DFT Analyzer™:
Following the Rules
Part of ASSET’s DFT Analyzer is based on a growing set of design-for-test rules which have been gleaned over the years from the experiences of ASSET’s application engineers as well as test engineers at user companies. Some rules reflect design practices that are fairly obvious, but others are more specific to boundary scan and they are probably rather obscure to most design engineers. For the typical design engineer who does not work with boundary scan on a daily basis, catching a mistake involving any of the specialized JTAG design practices will be more difficult to detect manually. As a result, the risk of a design mistake or oversight going undetected is high. The consequent effect of these undetected oversights is to drive up the cost of test significantly by reducing boundary scan’s test coverage.
One of the rules in DFT Analyzer, for example, questions whether the integrity of the JTAG signals on the board could be diminished by interference from other on-board signals. ASSET’s application engineers run into this situation quite often.
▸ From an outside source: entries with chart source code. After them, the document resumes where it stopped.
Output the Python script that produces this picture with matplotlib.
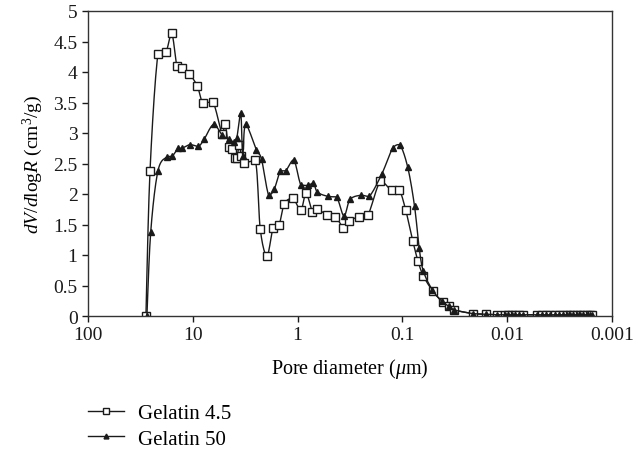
import numpy as np
import matplotlib
matplotlib.use('Agg')
import matplotlib.pyplot as plt
from matplotlib.ticker import FixedLocator, FixedFormatter

plt.rcParams['font.family'] = ['Liberation Serif', 'DejaVu Serif']
plt.rcParams['mathtext.fontset'] = 'custom'
plt.rcParams['mathtext.rm'] = 'Liberation Serif'
plt.rcParams['mathtext.it'] = 'Liberation Serif:italic'

# pore diameter (um) and dV/dlogR (cm3/g)
tail_d = [0.0126, 0.0105, 0.00976, 0.00906, 0.00843, 0.00766, 0.00702,
          0.00523, 0.00469, 0.00426, 0.0039, 0.0035, 0.0032, 0.00291,
          0.0027, 0.00252, 0.00234, 0.00217, 0.00202, 0.00188, 0.00174,
          0.00162, 0.00154]
tail_v = [0.02, 0.02, 0.02, 0.02, 0.02, 0.02, 0.02, 0.02, 0.02, 0.02,
          0.02, 0.02, 0.02, 0.02, 0.02, 0.02, 0.02, 0.02, 0.02, 0.02,
          0.02, 0.02, 0.02]

g45_d = [28.0, 25.6, 21.5, 18.1, 15.9, 14.2, 12.8, 10.8, 9.06, 7.99, 6.42,
         5.26, 4.93, 4.54, 4.23, 3.98, 3.79, 3.60, 3.45, 3.25, 2.53, 2.27,
         1.96, 1.71, 1.50, 1.34, 1.11, 0.934, 0.831, 0.721, 0.656, 0.522,
         0.437, 0.365, 0.323, 0.261, 0.214, 0.162, 0.127, 0.107, 0.0928,
         0.0796, 0.0710, 0.0632, 0.0514, 0.0414, 0.0360, 0.0320, 0.0213,
         0.0158] + tail_d
g45_v = [0.0, 2.38, 4.30, 4.32, 4.64, 4.10, 4.07, 3.97, 3.77, 3.49, 3.51,
         2.98, 3.15, 2.77, 2.73, 2.59, 2.59, 2.81, 2.62, 2.51, 2.55, 1.42,
         0.99, 1.45, 1.50, 1.84, 1.93, 1.73, 2.01, 1.71, 1.75, 1.66, 1.63,
         1.45, 1.55, 1.63, 1.65, 2.21, 2.06, 2.06, 1.73, 1.23, 0.90, 0.66,
         0.41, 0.23, 0.16, 0.10, 0.04, 0.03] + tail_v

g50_d = [27.4, 25.2, 21.5, 17.6, 15.7, 13.8, 12.7, 10.6, 8.86, 7.78, 6.33,
         5.21, 4.51, 4.05, 3.81, 3.49, 3.34, 3.13, 2.47, 2.21, 1.89, 1.67,
         1.46, 1.30, 1.09, 0.932, 0.801, 0.708, 0.646, 0.511, 0.424, 0.361,
         0.316, 0.248, 0.207, 0.157, 0.124, 0.106, 0.0890, 0.0766, 0.0691,
         0.0632, 0.0519, 0.0419, 0.0360, 0.0320, 0.0213, 0.0158] + tail_d
g50_v = [0.0, 1.38, 2.38, 2.61, 2.62, 2.75, 2.75, 2.81, 2.78, 2.90, 3.14,
         2.96, 2.90, 2.85, 2.91, 3.33, 2.63, 3.14, 2.72, 2.57, 1.98, 2.08,
         2.38, 2.38, 2.56, 2.15, 2.14, 2.18, 2.03, 1.96, 1.95, 1.64, 1.91,
         1.98, 1.96, 2.33, 2.75, 2.81, 2.44, 1.80, 1.11, 0.74, 0.43, 0.24,
         0.16, 0.10, 0.04, 0.03] + tail_v

x_ticks = [100, 10, 1, 0.1, 0.01, 0.001]
x_labels = ['100', '10', '1', '0.1', '0.01', '0.001']
y_ticks = [0, 0.5, 1, 1.5, 2, 2.5, 3, 3.5, 4, 4.5, 5]
y_labels = ['0', '0.5', '1', '1.5', '2', '2.5', '3', '3.5', '4', '4.5', '5']


def smooth(d, v, n=12):
    # bezier through the points in log-x, control points kept inside each
    # segment's y range so the curve never overshoots
    px = np.log10(np.asarray(d, float))
    py = np.asarray(v, float)
    xs, ys = [], []
    m = len(px)
    t = np.linspace(0, 1, n)[:, None]
    for i in range(m - 1):
        p0 = np.array([px[max(i - 1, 0)], py[max(i - 1, 0)]])
        p1 = np.array([px[i], py[i]])
        p2 = np.array([px[i + 1], py[i + 1]])
        p3 = np.array([px[min(i + 2, m - 1)], py[min(i + 2, m - 1)]])
        c1 = p1 + (p2 - p0) / 6
        c2 = p2 - (p3 - p1) / 6
        lo, hi = min(p1[1], p2[1]), max(p1[1], p2[1])
        c1[1] = np.clip(c1[1], lo, hi)
        c2[1] = np.clip(c2[1], lo, hi)
        b = ((1 - t) ** 3) * p1 + 3 * ((1 - t) ** 2) * t * c1 \
            + 3 * (1 - t) * t ** 2 * c2 + t ** 3 * p2
        xs.append(b[:, 0])
        ys.append(b[:, 1])
    return 10 ** np.concatenate(xs), np.concatenate(ys)


fig = plt.figure(figsize=(6.35, 4.52), dpi=100)
ax = fig.add_axes([88 / 635, 1 - 317 / 452, 524 / 635, 305 / 452])

sx, sy = smooth(g45_d, g45_v)
ax.plot(sx, sy, color='#1a1a1a', lw=1.0)
ax.plot(g45_d, g45_v, ls='none', marker='s', ms=6, mfc='white',
        mec='#1a1a1a', mew=1.0)
sx, sy = smooth(g50_d, g50_v)
ax.plot(sx, sy, color='#1a1a1a', lw=1.0)
ax.plot(g50_d, g50_v, ls='none', marker='^', ms=4, mfc='#1a1a1a',
        mec='#1a1a1a')

ax.set_xscale('log')
ax.set_xlim(100, 0.001)
ax.set_ylim(0, 5)
ax.xaxis.set_major_locator(FixedLocator(x_ticks))
ax.xaxis.set_major_formatter(FixedFormatter(x_labels))
ax.xaxis.set_minor_locator(FixedLocator([]))
ax.set_yticks(y_ticks)
ax.set_yticklabels(y_labels)
ax.tick_params(direction='out', length=4, width=1, labelsize=14, colors='#1a1a1a')
for s in ax.spines.values():
    s.set_linewidth(1.0)
    s.set_color('#333333')

ax.set_xlabel(r'Pore diameter ($\mu$m)', fontsize=14.5, labelpad=9)
ax.set_ylabel(r'$dV/d\mathrm{log}R$ (cm$^3$/g)', fontsize=14, labelpad=6)

h1 = plt.Line2D([], [], color='#1a1a1a', lw=1.0, marker='s', ms=5,
                mfc='white', mec='#1a1a1a')
h2 = plt.Line2D([], [], color='#1a1a1a', lw=1.0, marker='^', ms=3.5,
                mfc='#1a1a1a', mec='#1a1a1a')
fig.legend([h1, h2], ['Gelatin 4.5', 'Gelatin 50'], loc='upper left',
           bbox_to_anchor=(80 / 635, 1 - 396 / 452), frameon=False,
           fontsize=15, handlelength=1.7, handletextpad=0.7,
           labelspacing=0.3, borderaxespad=0)

fig.savefig('out.png', dpi=100)
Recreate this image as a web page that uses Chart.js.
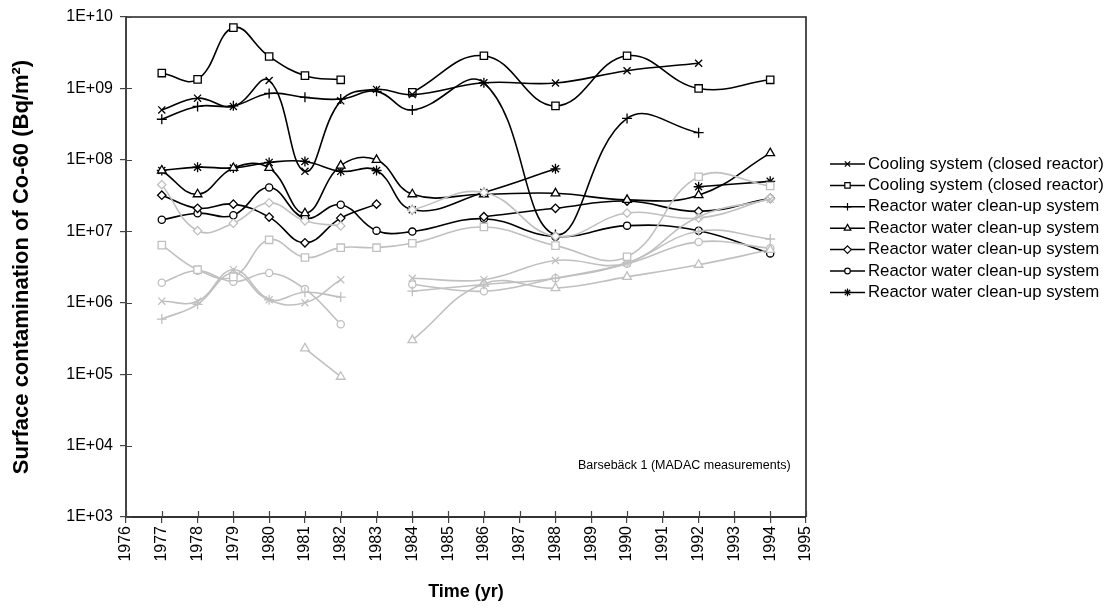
<!DOCTYPE html>
<html><head><meta charset="utf-8">
<script src="https://cdn.jsdelivr.net/npm/chart.js@4/dist/chart.umd.min.js"></script>
<style>html,body{margin:0;padding:0;background:#fff;overflow:hidden}#wrap{width:1118px;height:614px;position:relative}</style>
</head><body><div id="wrap"><canvas id="c"></canvas></div>
<script>
// ---- data ----
const years = [1977,1978,1979,1980,1981,1982,1983,1984,1986,1988,1990,1992,1994];
const xTickLabels = ['1976','1977','1978','1979','1980','1981','1982','1983','1984','1985','1986','1987','1988','1989','1990','1991','1992','1993','1994','1995'];
const yTickValues = [1e3,1e4,1e5,1e6,1e7,1e8,1e9,1e10];
const yTickLabels = ['1E+03','1E+04','1E+05','1E+06','1E+07','1E+08','1E+09','1E+10'];
const seriesNames = ['Cooling system (closed reactor)','Cooling system (closed reactor)','Reactor water clean-up system','Reactor water clean-up system','Reactor water clean-up system','Reactor water clean-up system','Reactor water clean-up system'];
// black series
const coolingCross  = [5.0e8,7.3e8,5.6e8,1.29e9,6.9e7,6.7e8,9.7e8,8.2e8,1.2e9,1.19e9,1.77e9,2.25e9,null];
const coolingSquare = [1.64e9,1.34e9,7.1e9,2.8e9,1.51e9,1.32e9,null,8.8e8,2.87e9,5.7e8,2.87e9,1.0e9,1.32e9];
const cleanupPlus   = [3.7e8,5.6e8,5.7e8,8.5e8,7.5e8,7.1e8,9.1e8,5.0e8,1.2e9,9.0e6,3.8e8,2.4e8,null];
const cleanupTri    = [7.1e7,3.3e7,7.7e7,7.7e7,1.79e7,8.3e7,1.0e8,3.3e7,3.3e7,3.4e7,2.75e7,3.2e7,1.24e8];
const cleanupDia    = [3.2e7,2.1e7,2.4e7,1.58e7,6.9e6,1.53e7,2.4e7,null,1.6e7,2.1e7,2.65e7,1.9e7,2.9e7];
const cleanupCirc   = [1.45e7,1.79e7,1.68e7,4.1e7,1.53e7,2.35e7,1.02e7,9.9e6,1.5e7,8.4e6,1.2e7,1.02e7,4.9e6];
const cleanupStar   = [7.1e7,7.9e7,7.7e7,9.2e7,9.5e7,6.9e7,7.1e7,2.0e7,3.5e7,7.5e7,null,4.2e7,5.0e7];
// grey series
const greyCross  = [1.05e6,1.05e6,2.9e6,1.1e6,1.0e6,2.1e6,null,2.2e6,2.1e6,3.9e6,3.6e6,1.6e7,2.8e7];
const greySquare = [6.4e6,2.9e6,2.3e6,7.6e6,4.3e6,5.9e6,5.9e6,6.8e6,1.15e7,6.3e6,4.4e6,5.8e7,4.3e7];
const greyPlus   = [5.9e5,9.5e5,2.6e6,1.1e6,1.4e6,1.2e6,null,1.45e6,1.8e6,2.2e6,3.6e6,1.0e7,7.8e6];
const greyTri    = [null,null,null,null,2.3e5,9.2e4,null,3.0e5,1.85e6,1.6e6,2.3e6,3.4e6,5.5e6];
const greyDia    = [4.5e7,1.02e7,1.3e7,2.5e7,1.4e7,1.19e7,null,2.0e7,3.5e7,8.5e6,1.8e7,1.53e7,2.9e7];
const greyCirc   = [1.9e6,2.8e6,1.97e6,2.6e6,1.55e6,5.0e5,null,1.8e6,1.45e6,2.2e6,3.5e6,7.1e6,5.8e6];
const annotationText = 'Barsebäck 1 (MADAC measurements)';
const xTitle = 'Time (yr)';
const yTitle = 'Surface contamination of Co-60 (Bq/m²)';

// ---- styling ----
const FONT = "'Liberation Sans', Arial, Helvetica, sans-serif";
const BLACK = '#000000', GREY = '#c0c0c0';
const markerRadius = {crossRot:5, rect:5.2, cross:5, triangle:5, rectRot:4.2, circle:3.6, star:5};
const toPts = arr => years.map((yr,i)=>({x:yr, y:arr[i]}));

function mk(label, arr, style, color, order, legend){
  return {
    label, data: toPts(arr), pointStyle: style, borderColor: color, backgroundColor: '#ffffff',
    pointBorderColor: color, pointBackgroundColor: '#ffffff', pointRadius: markerRadius[style],
    pointBorderWidth: 1.3, borderWidth: 1.6, tension: 0.42, spanGaps: false, order,
    showInLegend: legend, fill: false
  };
}
const datasets = [
  mk(seriesNames[0], coolingCross, 'crossRot', BLACK, 1, true),
  mk(seriesNames[1], coolingSquare, 'rect', BLACK, 1, true),
  mk(seriesNames[2], cleanupPlus, 'cross', BLACK, 1, true),
  mk(seriesNames[3], cleanupTri, 'triangle', BLACK, 1, true),
  mk(seriesNames[4], cleanupDia, 'rectRot', BLACK, 1, true),
  mk(seriesNames[5], cleanupCirc, 'circle', BLACK, 1, true),
  mk(seriesNames[6], cleanupStar, 'star', BLACK, 1, true),
  mk('grey ' + seriesNames[0], greyCross, 'crossRot', GREY, 0, false),
  mk('grey ' + seriesNames[1], greySquare, 'rect', GREY, 0, false),
  mk('grey ' + seriesNames[2], greyPlus, 'cross', GREY, 0, false),
  mk('grey ' + seriesNames[3], greyTri, 'triangle', GREY, 0, false),
  mk('grey ' + seriesNames[4], greyDia, 'rectRot', GREY, 0, false),
  mk('grey ' + seriesNames[5], greyCirc, 'circle', GREY, 0, false),
];

function drawMarker(ctx, style, x, y, r, color){
  ctx.save();
  ctx.strokeStyle = color; ctx.fillStyle = '#fff'; ctx.lineWidth = 1.2;
  ctx.beginPath();
  const s = r*Math.SQRT1_2;
  switch(style){
    case 'crossRot': ctx.moveTo(x-s,y-s);ctx.lineTo(x+s,y+s);ctx.moveTo(x+s,y-s);ctx.lineTo(x-s,y+s);ctx.stroke();break;
    case 'cross': ctx.moveTo(x-r,y);ctx.lineTo(x+r,y);ctx.moveTo(x,y-r);ctx.lineTo(x,y+r);ctx.stroke();break;
    case 'rect': ctx.rect(x-s,y-s,2*s,2*s);ctx.fill();ctx.stroke();break;
    case 'triangle': ctx.moveTo(x,y-r);ctx.lineTo(x+r*0.866,y+r*0.5);ctx.lineTo(x-r*0.866,y+r*0.5);ctx.closePath();ctx.fill();ctx.stroke();break;
    case 'rectRot': ctx.moveTo(x,y-r);ctx.lineTo(x+r,y);ctx.lineTo(x,y+r);ctx.lineTo(x-r,y);ctx.closePath();ctx.fill();ctx.stroke();break;
    case 'circle': ctx.arc(x,y,r,0,Math.PI*2);ctx.fill();ctx.stroke();break;
    case 'star': ctx.moveTo(x-r,y);ctx.lineTo(x+r,y);ctx.moveTo(x,y-r);ctx.lineTo(x,y+r);ctx.moveTo(x-s,y-s);ctx.lineTo(x+s,y+s);ctx.moveTo(x+s,y-s);ctx.lineTo(x-s,y+s);ctx.stroke();break;
  }
  ctx.restore();
}

const framePlugin = {
  id: 'frame',
  afterDatasetsDraw(chart){
    const {ctx, chartArea:a} = chart;
    ctx.save();
    ctx.strokeStyle = '#222'; ctx.lineWidth = 1.6;
    ctx.beginPath();
    ctx.moveTo(a.left, a.top); ctx.lineTo(a.right, a.top); ctx.lineTo(a.right, a.bottom);
    ctx.stroke();
    // inner tick marks (cross ticks)
    ctx.strokeStyle = '#444'; ctx.lineWidth = 1.2;
    const ys = chart.scales.y, xs = chart.scales.x;
    ctx.beginPath();
    yTickValues.forEach(v=>{ const py = Math.round(ys.getPixelForValue(v))+0.5; ctx.moveTo(a.left, py); ctx.lineTo(a.left+6, py); });
    for (let i=0;i<xTickLabels.length;i++){ const px = Math.round(xs.getPixelForValue(Number(xTickLabels[i])))+0.5; ctx.moveTo(px, a.bottom); ctx.lineTo(px, a.bottom-6); }
    ctx.stroke();
    ctx.restore();
  },
  afterDraw(chart){
    const ctx = chart.ctx;
    ctx.save();
    // annotation
    ctx.fillStyle = '#000'; ctx.font = '12.5px ' + FONT; ctx.textBaseline = 'middle'; ctx.textAlign = 'left';
    ctx.fillText(annotationText, 578, 466);
    // legend
    ctx.font = '16.8px ' + FONT;
    const leg = chart.data.datasets.filter(d=>d.showInLegend);
    leg.forEach((d,i)=>{
      const y = 164 + i*21.4;
      ctx.strokeStyle = '#000'; ctx.lineWidth = 1.5;
      ctx.beginPath(); ctx.moveTo(830, y); ctx.lineTo(865, y); ctx.stroke();
      drawMarker(ctx, d.pointStyle, 847.5, y, d.pointStyle==='circle'?2.8:3.8, '#000');
      ctx.fillStyle = '#000';
      ctx.fillText(d.label, 868, y);
    });
    ctx.restore();
  }
};

new Chart(document.getElementById('c'), {
  type: 'line',
  data: { datasets },
  options: {
    responsive: true, maintainAspectRatio: false, animation: false,
    layout: { padding: { top: 17, right: 312, bottom: 0, left: 0 } },
    plugins: { legend: { display: false }, tooltip: { enabled: false } },
    elements: { line: { capBezierPoints: true } },
    scales: {
      x: {
        type: 'linear', min: 1976, max: 1995,
        afterFit(s){ s.height = 97; },
        ticks: { stepSize: 1, minRotation: 90, maxRotation: 90, autoSkip: false, padding: 3, color: '#000',
          font: { family: FONT, size: 16 }, callback: (v)=> xTickLabels[v-1976] },
        grid: { drawOnChartArea: false, drawTicks: true, tickLength: 6, color: '#444', lineWidth: 1.2 },
        border: { display: true, color: '#333', width: 2 },
        title: { display: true, text: xTitle, color: '#000', font: { family: FONT, size: 18, weight: 'bold' }, padding: { top: 0, bottom: 11 } }
      },
      y: {
        type: 'logarithmic', min: 1e3, max: 1e10,
        afterFit(s){ s.width = 126; },
        afterBuildTicks(s){ s.ticks = yTickValues.map(v=>({value:v})); },
        ticks: { padding: 7, color: '#000', font: { family: FONT, size: 16 },
          callback: (v)=> { const i = yTickValues.indexOf(v); return i>=0 ? yTickLabels[i] : ''; } },
        grid: { drawOnChartArea: false, drawTicks: true, tickLength: 6, color: '#444', lineWidth: 1.2 },
        border: { display: true, color: '#444', width: 2 },
        title: { display: true, text: yTitle, color: '#000', font: { family: FONT, size: 22, weight: 'bold' }, padding: { top: 9, bottom: 0 } }
      }
    }
  },
  plugins: [framePlugin]
});
</script></body></html>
A recent example, which occurred before DFT Analyzer was available, involved an ASSET application engineer in ASSET’s Boundary Scan Technology Center in China who discovered that the JTAG signals were overlaid on the same net that contained Serial Peripheral Interface (SPI) signals. The two sets of signals were interfering with each other, limiting design’s JTAG test coverage.
If DFT Analyzer had been available to the application engineer, it would have automatically and quickly detected the conflict and the application engineer could have gone home at a reasonable hour.
The DFT Analyzer database of rules is growing every day. New rules are being developed by ASSET’s application engineers and by many users as well.